Specifically, cloud and SaaS-related mergers was said to have accounted for more than 15 percent of global technology M&A deal volume in 2012. Examples of these deals include supply chain management, marketing and retail SaaS to cloud-oriented networking gear.

Analysts added that big data and analytics-related deals also saw an uptick, but it still didn’t compare quite as highly.

Overall, M&A deal value still declined over the course of the year by 35 percent worldwide to $114.1 billion from $175.7 billion in 2011.

While reflecting that most companies were “hesitant to engage in large, transformative technology deals because the uncertain macroeconomic environment increased many risks,” Ernst & Young researchers still said that deal volume “held steady” because they’re engaging in smaller transactions motivated by these “megatrends” such as cloud and mobility.

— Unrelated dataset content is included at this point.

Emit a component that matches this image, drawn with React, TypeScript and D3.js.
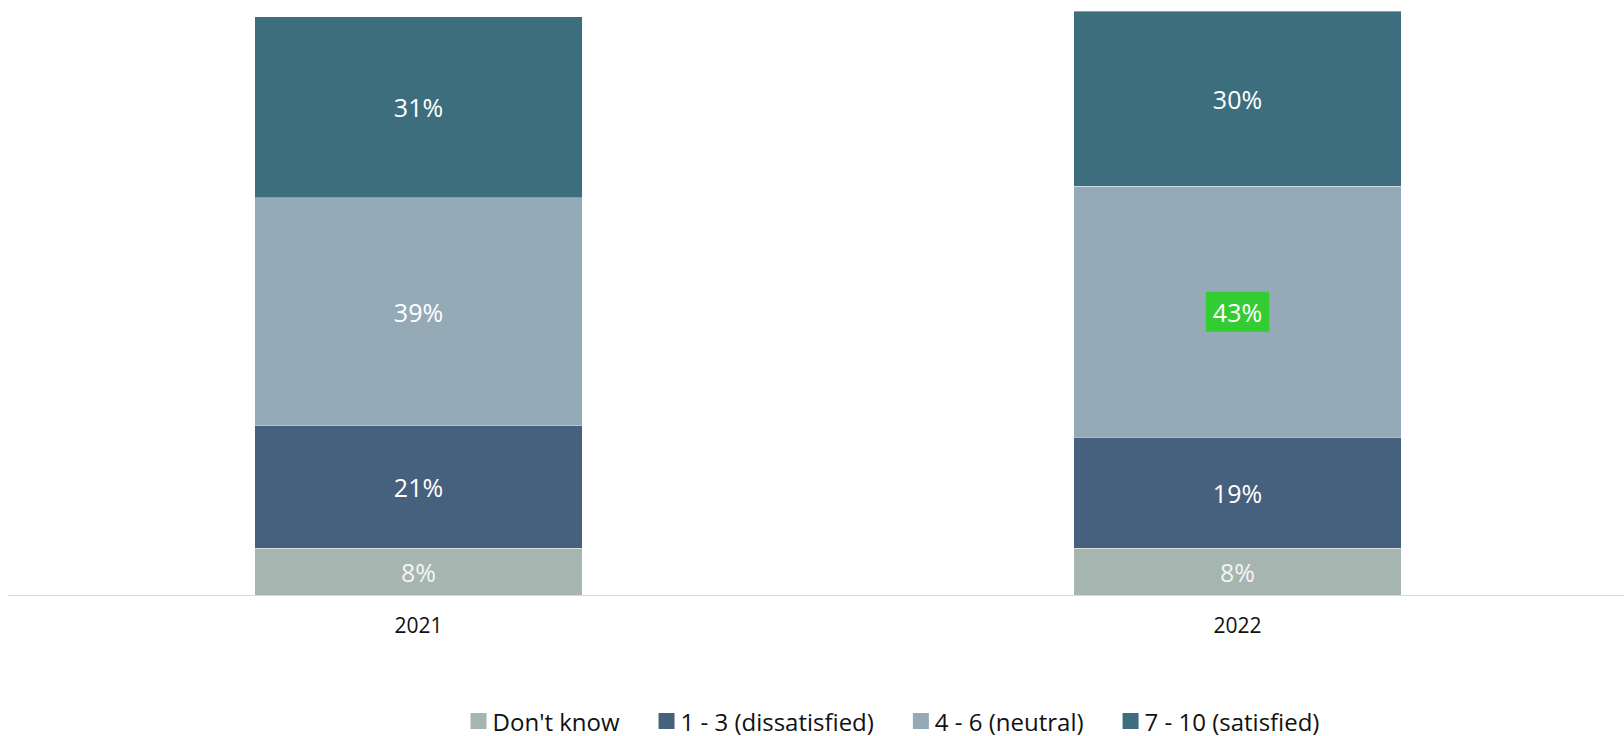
import React, { useEffect, useRef } from "react";
import * as d3 from "d3";

// Survey years (x categories)
const years = ["2021", "2022"];

// Response groups, bottom to top of each stack
const seriesNames = ["Don't know", "1 - 3 (dissatisfied)", "4 - 6 (neutral)", "7 - 10 (satisfied)"];

// Share of respondents per group, in percent, one value per year
const dontKnow = [8, 8];
const dissatisfied = [21, 19];
const neutral = [39, 43];
const satisfied = [31, 30];

const seriesColors = ["#a7b5b0", "#46617d", "#94aab6", "#3d6e7e"];

// Value labels drawn on a highlight box: [series index, year index]
const highlightedLabels: [number, number][] = [[2, 1]];
const highlightColor = "#33cc33";

const WIDTH = 1624;
const HEIGHT = 736;
const FONT = "'Open Sans', 'Noto Sans', sans-serif";

export default function App() {
  const ref = useRef<SVGSVGElement | null>(null);

  useEffect(() => {
    const svg = d3.select(ref.current);
    svg.selectAll("*").remove();

    const table = years.map((year, i) => ({
      year,
      [seriesNames[0]]: dontKnow[i],
      [seriesNames[1]]: dissatisfied[i],
      [seriesNames[2]]: neutral[i],
      [seriesNames[3]]: satisfied[i],
    }));

    const stack = d3.stack<any>().keys(seriesNames);
    const layers = stack(table);

    const x = d3
      .scaleBand<string>()
      .domain(years)
      .range([9, 1647])
      .paddingInner(0.6)
      .paddingOuter(0.3);

    const y = d3.scaleLinear().domain([0, 100]).range([595, 11]);

    const color = d3.scaleOrdinal<string, string>().domain(seriesNames).range(seriesColors);

    // Stacked segments
    const layerG = svg
      .append("g")
      .selectAll("g")
      .data(layers)
      .join("g")
      .attr("fill", (d) => color(d.key));

    layerG
      .selectAll("rect")
      .data((d) => d)
      .join("rect")
      .attr("x", (d: any) => x(d.data.year)!)
      .attr("width", x.bandwidth())
      .attr("y", (d) => y(d[1]))
      .attr("height", (d) => y(d[0]) - y(d[1]))
      .attr("stroke", "rgba(255,255,255,0.35)")
      .attr("stroke-width", 1)
      .attr("shape-rendering", "crispEdges");

    // Baseline
    svg
      .append("line")
      .attr("x1", 8)
      .attr("x2", WIDTH)
      .attr("y1", y(0) + 0.5)
      .attr("y2", y(0) + 0.5)
      .attr("stroke", "#d9d9d9")
      .attr("stroke-width", 1);

    // Value labels
    const labelG = svg.append("g").attr("font-family", FONT).attr("font-size", 25);
    layers.forEach((layer, si) => {
      layer.forEach((seg: any, yi) => {
        const cx = x(seg.data.year)! + x.bandwidth() / 2;
        const cy = (y(seg[0]) + y(seg[1])) / 2;
        const value = seg[1] - seg[0];
        const isHighlighted = highlightedLabels.some(([s, yr]) => s === si && yr === yi);
        const g = labelG.append("g");
        const bg = isHighlighted ? g.append("rect") : null;
        const t = g
          .append("text")
          .attr("x", cx)
          .attr("y", cy)
          .attr("text-anchor", "middle")
          .attr("dominant-baseline", "central")
          .attr("fill", si === 0 ? "#f4f4f4" : "#ffffff")
          .text(`${value}%`);
        if (bg) {
          const w = (t.node() as SVGTextElement).getComputedTextLength();
          bg.attr("x", cx - w / 2 - 7)
            .attr("y", cy - 20)
            .attr("width", w + 14)
            .attr("height", 40)
            .attr("fill", highlightColor);
        }
      });
    });

    // Category axis labels
    svg
      .append("g")
      .attr("font-family", FONT)
      .attr("font-size", 21)
      .selectAll("text")
      .data(years)
      .join("text")
      .attr("x", (d) => x(d)! + x.bandwidth() / 2)
      .attr("y", 625)
      .attr("text-anchor", "middle")
      .attr("dominant-baseline", "central")
      .attr("fill", "#111")
      .text((d) => d);

    // Legend
    const legend = svg.append("g").attr("font-family", FONT).attr("font-size", 24);
    const items = seriesNames.map((name) => {
      const g = legend.append("g");
      g.append("rect").attr("width", 16).attr("height", 16).attr("y", -8).attr("fill", color(name));
      const t = g
        .append("text")
        .attr("x", 22)
        .attr("y", 0)
        .attr("dominant-baseline", "central")
        .attr("fill", "#111")
        .text(name);
      const w = 22 + (t.node() as SVGTextElement).getComputedTextLength();
      return { g, w };
    });
    const gap = 39;
    const total = d3.sum(items, (d) => d.w) + gap * (items.length - 1);
    let cursor = 895 - total / 2;
    items.forEach(({ g, w }) => {
      g.attr("transform", `translate(${cursor},721)`);
      cursor += w + gap;
    });
  }, []);

  return (
    <svg
      ref={ref}
      width={WIDTH}
      height={HEIGHT}
      style={{ position: "absolute", left: 0, top: 0, background: "#fff" }}
    />
  );
}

For the outlook, Ernst & Young analysts look even less optimistic, suggesting that the technology industry could be “approaching a near-term bottom.”

However, Joe Steger, a transaction advisory services leader at Ernst & Young, further explained in the report that there is still a “broad-based need” among larger technology corporations to buy up smaller companies with the expertise they need to accelerate adaptation to new trends and demands.